Only the lines from the start of the data through the line containing "const arrowEnd = [5.55, 5.55, 4.95, 4.95];" should be written out, exactly as they are, with both ends included and the pictures left out.

_Dataset excerpt_.
+ + + + +

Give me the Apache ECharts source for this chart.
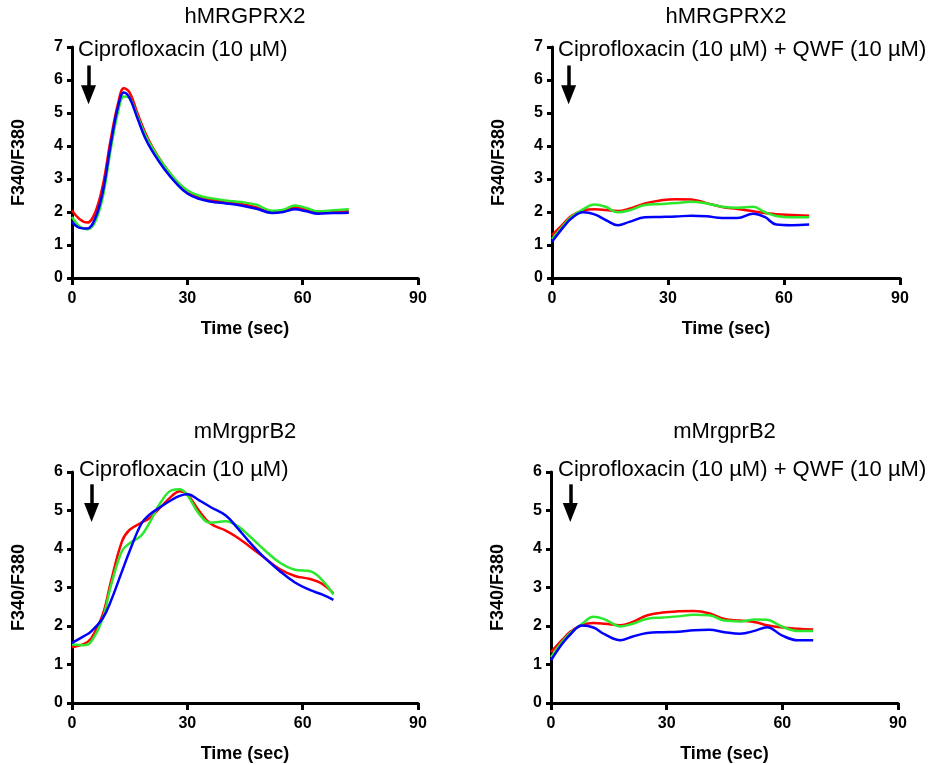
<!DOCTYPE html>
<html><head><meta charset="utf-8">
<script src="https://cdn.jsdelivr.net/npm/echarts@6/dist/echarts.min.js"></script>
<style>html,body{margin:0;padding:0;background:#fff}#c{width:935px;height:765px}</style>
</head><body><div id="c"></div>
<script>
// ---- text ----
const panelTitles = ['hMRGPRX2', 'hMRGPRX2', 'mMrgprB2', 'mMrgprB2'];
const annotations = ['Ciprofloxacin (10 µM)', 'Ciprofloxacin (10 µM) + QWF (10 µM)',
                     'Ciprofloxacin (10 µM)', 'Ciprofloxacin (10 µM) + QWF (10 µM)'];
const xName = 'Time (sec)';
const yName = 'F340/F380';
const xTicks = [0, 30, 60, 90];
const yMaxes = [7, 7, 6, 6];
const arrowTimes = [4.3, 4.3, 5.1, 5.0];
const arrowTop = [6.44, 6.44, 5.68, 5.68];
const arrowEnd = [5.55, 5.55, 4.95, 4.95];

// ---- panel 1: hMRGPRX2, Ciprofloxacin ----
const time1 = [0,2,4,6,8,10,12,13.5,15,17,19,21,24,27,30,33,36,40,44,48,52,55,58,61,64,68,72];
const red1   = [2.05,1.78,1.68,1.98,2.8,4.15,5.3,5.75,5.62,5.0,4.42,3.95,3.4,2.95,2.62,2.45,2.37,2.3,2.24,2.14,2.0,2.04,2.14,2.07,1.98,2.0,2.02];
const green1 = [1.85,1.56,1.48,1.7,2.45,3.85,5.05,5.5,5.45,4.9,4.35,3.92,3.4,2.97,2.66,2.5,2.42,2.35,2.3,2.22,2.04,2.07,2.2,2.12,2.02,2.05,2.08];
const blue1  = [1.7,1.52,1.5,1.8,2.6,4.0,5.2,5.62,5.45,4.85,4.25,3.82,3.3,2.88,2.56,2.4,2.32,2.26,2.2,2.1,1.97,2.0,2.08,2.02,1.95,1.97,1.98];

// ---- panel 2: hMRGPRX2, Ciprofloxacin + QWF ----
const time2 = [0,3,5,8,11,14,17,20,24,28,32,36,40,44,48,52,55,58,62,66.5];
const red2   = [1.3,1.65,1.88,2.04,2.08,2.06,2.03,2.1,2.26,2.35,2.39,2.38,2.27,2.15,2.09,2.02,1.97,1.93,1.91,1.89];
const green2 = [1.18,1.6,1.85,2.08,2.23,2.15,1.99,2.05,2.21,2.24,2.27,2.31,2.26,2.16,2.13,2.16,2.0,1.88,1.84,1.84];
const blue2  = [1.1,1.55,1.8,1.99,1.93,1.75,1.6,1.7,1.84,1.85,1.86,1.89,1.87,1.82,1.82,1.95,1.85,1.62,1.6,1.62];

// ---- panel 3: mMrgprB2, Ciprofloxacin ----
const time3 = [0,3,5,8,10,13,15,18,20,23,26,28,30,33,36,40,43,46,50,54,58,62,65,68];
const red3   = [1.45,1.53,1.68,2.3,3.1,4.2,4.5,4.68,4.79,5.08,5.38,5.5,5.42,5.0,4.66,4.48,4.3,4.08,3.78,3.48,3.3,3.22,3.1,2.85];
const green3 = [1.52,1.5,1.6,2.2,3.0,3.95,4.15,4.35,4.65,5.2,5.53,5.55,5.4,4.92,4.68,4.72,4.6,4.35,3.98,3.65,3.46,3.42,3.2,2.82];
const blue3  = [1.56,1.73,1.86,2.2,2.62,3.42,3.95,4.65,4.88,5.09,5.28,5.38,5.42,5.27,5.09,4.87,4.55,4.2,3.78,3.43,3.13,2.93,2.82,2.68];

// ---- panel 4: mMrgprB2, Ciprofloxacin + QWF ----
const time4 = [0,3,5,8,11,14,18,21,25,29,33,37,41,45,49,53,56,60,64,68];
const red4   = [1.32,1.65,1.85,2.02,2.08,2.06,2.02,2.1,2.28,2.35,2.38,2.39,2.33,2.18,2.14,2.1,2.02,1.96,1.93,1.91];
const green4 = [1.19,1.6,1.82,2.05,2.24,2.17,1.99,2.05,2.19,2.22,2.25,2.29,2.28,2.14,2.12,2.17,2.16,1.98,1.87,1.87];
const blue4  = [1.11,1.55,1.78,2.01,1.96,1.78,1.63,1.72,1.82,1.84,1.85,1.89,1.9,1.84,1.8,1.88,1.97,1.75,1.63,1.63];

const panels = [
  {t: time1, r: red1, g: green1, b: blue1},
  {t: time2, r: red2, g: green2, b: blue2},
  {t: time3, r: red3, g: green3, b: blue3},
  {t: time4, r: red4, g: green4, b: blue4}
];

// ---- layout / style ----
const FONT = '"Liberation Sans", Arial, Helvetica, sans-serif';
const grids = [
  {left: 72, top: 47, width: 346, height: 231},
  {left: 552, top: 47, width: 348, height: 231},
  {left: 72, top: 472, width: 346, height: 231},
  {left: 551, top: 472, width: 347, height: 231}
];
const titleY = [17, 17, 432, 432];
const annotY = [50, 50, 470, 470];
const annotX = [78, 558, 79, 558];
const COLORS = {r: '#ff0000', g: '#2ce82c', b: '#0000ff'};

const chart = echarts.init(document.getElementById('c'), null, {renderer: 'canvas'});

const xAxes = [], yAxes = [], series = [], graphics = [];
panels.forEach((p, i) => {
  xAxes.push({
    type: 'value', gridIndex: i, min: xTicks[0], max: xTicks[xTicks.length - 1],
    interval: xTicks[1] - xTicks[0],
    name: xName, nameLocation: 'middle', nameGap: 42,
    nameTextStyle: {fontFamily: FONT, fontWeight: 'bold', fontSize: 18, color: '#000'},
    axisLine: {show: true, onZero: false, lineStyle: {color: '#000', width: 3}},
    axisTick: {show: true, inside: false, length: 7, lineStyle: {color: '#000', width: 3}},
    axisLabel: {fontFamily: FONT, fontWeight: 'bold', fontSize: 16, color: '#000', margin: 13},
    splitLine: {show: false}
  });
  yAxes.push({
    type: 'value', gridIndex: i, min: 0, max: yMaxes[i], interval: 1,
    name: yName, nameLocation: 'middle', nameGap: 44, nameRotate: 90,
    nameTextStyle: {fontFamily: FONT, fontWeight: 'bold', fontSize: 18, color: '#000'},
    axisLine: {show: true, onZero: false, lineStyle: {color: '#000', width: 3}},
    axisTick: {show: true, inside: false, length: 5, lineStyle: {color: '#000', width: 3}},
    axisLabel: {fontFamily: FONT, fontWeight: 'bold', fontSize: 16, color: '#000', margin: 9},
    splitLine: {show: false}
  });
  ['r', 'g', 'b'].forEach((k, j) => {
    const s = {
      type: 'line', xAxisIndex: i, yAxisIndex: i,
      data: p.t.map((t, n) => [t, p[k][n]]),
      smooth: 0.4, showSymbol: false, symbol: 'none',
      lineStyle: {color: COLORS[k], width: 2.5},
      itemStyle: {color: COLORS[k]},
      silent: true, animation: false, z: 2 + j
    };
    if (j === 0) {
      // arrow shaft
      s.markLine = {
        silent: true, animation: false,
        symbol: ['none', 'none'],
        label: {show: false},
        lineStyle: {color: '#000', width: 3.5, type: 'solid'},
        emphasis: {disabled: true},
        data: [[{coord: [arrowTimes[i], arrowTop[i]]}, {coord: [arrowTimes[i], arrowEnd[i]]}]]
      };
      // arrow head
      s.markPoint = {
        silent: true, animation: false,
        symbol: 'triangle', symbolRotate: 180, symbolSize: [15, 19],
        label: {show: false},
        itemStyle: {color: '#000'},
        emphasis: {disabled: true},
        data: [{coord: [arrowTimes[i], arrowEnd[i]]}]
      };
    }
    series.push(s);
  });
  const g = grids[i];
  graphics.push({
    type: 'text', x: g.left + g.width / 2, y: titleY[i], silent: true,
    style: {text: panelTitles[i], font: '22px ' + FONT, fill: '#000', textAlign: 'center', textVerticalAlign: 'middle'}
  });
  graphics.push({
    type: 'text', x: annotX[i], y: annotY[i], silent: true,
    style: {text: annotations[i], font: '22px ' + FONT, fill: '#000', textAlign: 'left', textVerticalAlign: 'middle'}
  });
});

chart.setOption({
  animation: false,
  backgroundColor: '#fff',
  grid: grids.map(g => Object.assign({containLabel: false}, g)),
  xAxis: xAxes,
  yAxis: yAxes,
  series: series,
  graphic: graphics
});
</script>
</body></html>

+ + + + +

_Solution for this problem_.
Give me the Apache ECharts source for this chart.
<!DOCTYPE html>
<html><head><meta charset="utf-8">
<script src="https://cdn.jsdelivr.net/npm/echarts@6/dist/echarts.min.js"></script>
<style>html,body{margin:0;padding:0;background:#fff}#c{width:935px;height:765px}</style>
</head><body><div id="c"></div>
<script>
// ---- text ----
const panelTitles = ['hMRGPRX2', 'hMRGPRX2', 'mMrgprB2', 'mMrgprB2'];
const annotations = ['Ciprofloxacin (10 µM)', 'Ciprofloxacin (10 µM) + QWF (10 µM)',
                     'Ciprofloxacin (10 µM)', 'Ciprofloxacin (10 µM) + QWF (10 µM)'];
const xName = 'Time (sec)';
const yName = 'F340/F380';
const xTicks = [0, 30, 60, 90];
const yMaxes = [7, 7, 6, 6];
const arrowTimes = [4.3, 4.3, 5.1, 5.0];
const arrowTop = [6.44, 6.44, 5.68, 5.68];
const arrowEnd = [5.55, 5.55, 4.95, 4.95];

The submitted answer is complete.